▶ [DIRECTIONS]: Each line of the listing must be transcribed exactly, except for the images, which should be excluded.

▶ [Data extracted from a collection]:
┌────────

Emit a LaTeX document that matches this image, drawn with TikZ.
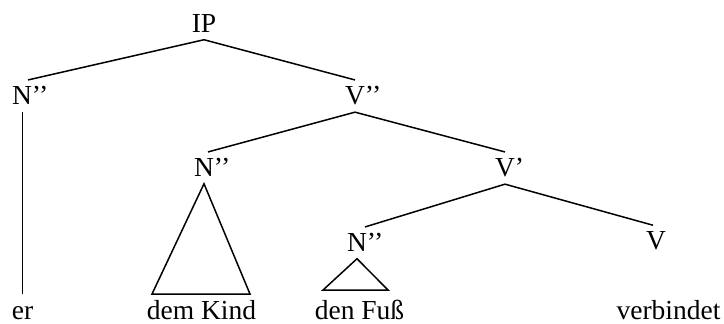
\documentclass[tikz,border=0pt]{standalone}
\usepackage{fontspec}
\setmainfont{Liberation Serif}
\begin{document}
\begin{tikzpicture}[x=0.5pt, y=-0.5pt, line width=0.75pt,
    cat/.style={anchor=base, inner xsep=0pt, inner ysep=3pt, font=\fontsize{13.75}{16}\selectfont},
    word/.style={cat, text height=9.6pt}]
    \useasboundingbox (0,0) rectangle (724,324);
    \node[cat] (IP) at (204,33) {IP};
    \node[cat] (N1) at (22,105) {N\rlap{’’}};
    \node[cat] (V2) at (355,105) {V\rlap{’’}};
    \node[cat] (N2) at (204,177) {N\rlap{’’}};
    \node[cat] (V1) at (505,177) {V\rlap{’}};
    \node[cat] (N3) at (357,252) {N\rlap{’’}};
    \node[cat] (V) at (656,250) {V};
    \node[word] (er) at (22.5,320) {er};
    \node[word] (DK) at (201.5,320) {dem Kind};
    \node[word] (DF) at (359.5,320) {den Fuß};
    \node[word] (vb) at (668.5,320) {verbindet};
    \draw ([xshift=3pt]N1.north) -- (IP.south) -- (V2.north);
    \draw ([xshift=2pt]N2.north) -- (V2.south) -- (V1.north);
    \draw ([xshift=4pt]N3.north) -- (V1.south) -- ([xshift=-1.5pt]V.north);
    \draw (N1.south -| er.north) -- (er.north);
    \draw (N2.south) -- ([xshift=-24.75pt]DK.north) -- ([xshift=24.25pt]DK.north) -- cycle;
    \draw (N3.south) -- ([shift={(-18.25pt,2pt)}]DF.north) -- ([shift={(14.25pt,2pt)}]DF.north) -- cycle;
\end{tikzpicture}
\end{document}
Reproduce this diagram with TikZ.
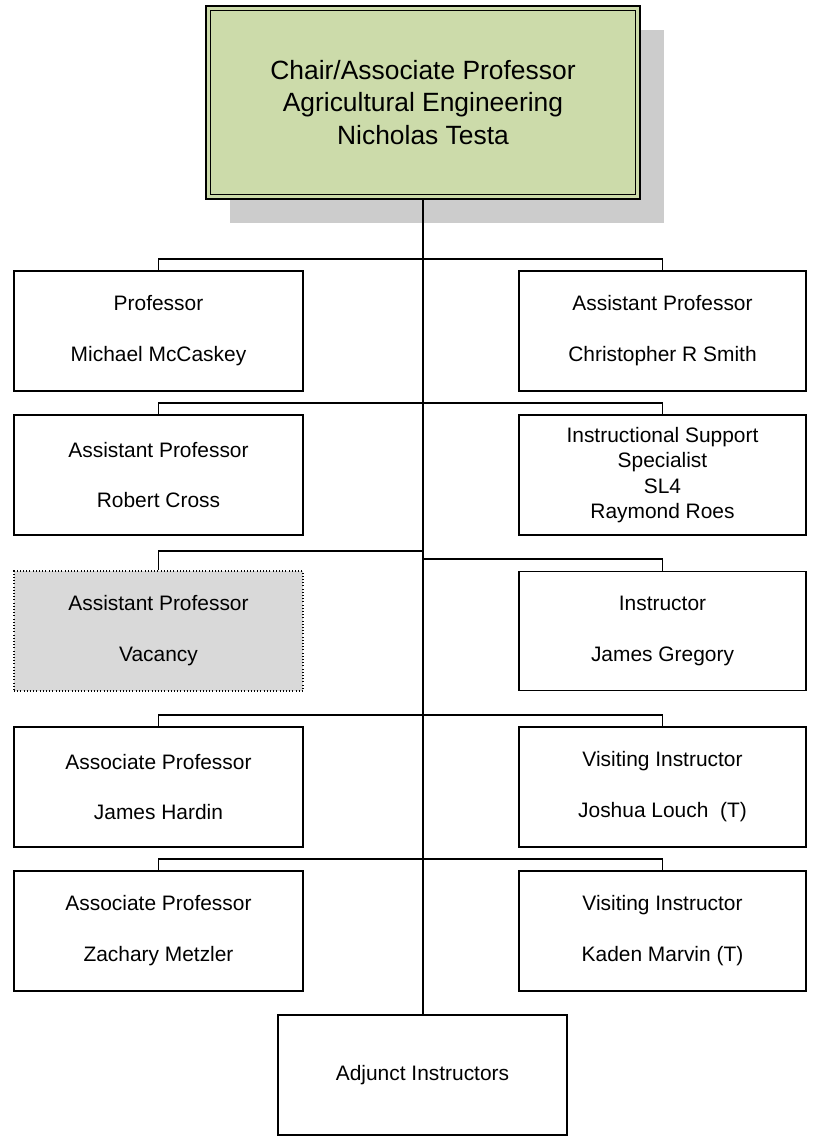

└────────

▶ [SOLUTION TO THIS TASK]:
Emit a LaTeX document that matches this image, drawn with TikZ.
\documentclass[tikz,border=0pt]{standalone}
\usepackage{fontspec}
\setmainfont{Liberation Serif}
\begin{document}
\begin{tikzpicture}[x=0.5pt, y=-0.5pt, line width=0.75pt,
    cat/.style={anchor=base, inner xsep=0pt, inner ysep=3pt, font=\fontsize{13.75}{16}\selectfont},
    word/.style={cat, text height=9.6pt}]
    \useasboundingbox (0,0) rectangle (724,324);
    \node[cat] (IP) at (204,33) {IP};
    \node[cat] (N1) at (22,105) {N\rlap{’’}};
    \node[cat] (V2) at (355,105) {V\rlap{’’}};
    \node[cat] (N2) at (204,177) {N\rlap{’’}};
    \node[cat] (V1) at (505,177) {V\rlap{’}};
    \node[cat] (N3) at (357,252) {N\rlap{’’}};
    \node[cat] (V) at (656,250) {V};
    \node[word] (er) at (22.5,320) {er};
    \node[word] (DK) at (201.5,320) {dem Kind};
    \node[word] (DF) at (359.5,320) {den Fuß};
    \node[word] (vb) at (668.5,320) {verbindet};
    \draw ([xshift=3pt]N1.north) -- (IP.south) -- (V2.north);
    \draw ([xshift=2pt]N2.north) -- (V2.south) -- (V1.north);
    \draw ([xshift=4pt]N3.north) -- (V1.south) -- ([xshift=-1.5pt]V.north);
    \draw (N1.south -| er.north) -- (er.north);
    \draw (N2.south) -- ([xshift=-24.75pt]DK.north) -- ([xshift=24.25pt]DK.north) -- cycle;
    \draw (N3.south) -- ([shift={(-18.25pt,2pt)}]DF.north) -- ([shift={(14.25pt,2pt)}]DF.north) -- cycle;
\end{tikzpicture}
\end{document}
Reproduce this diagram with TikZ.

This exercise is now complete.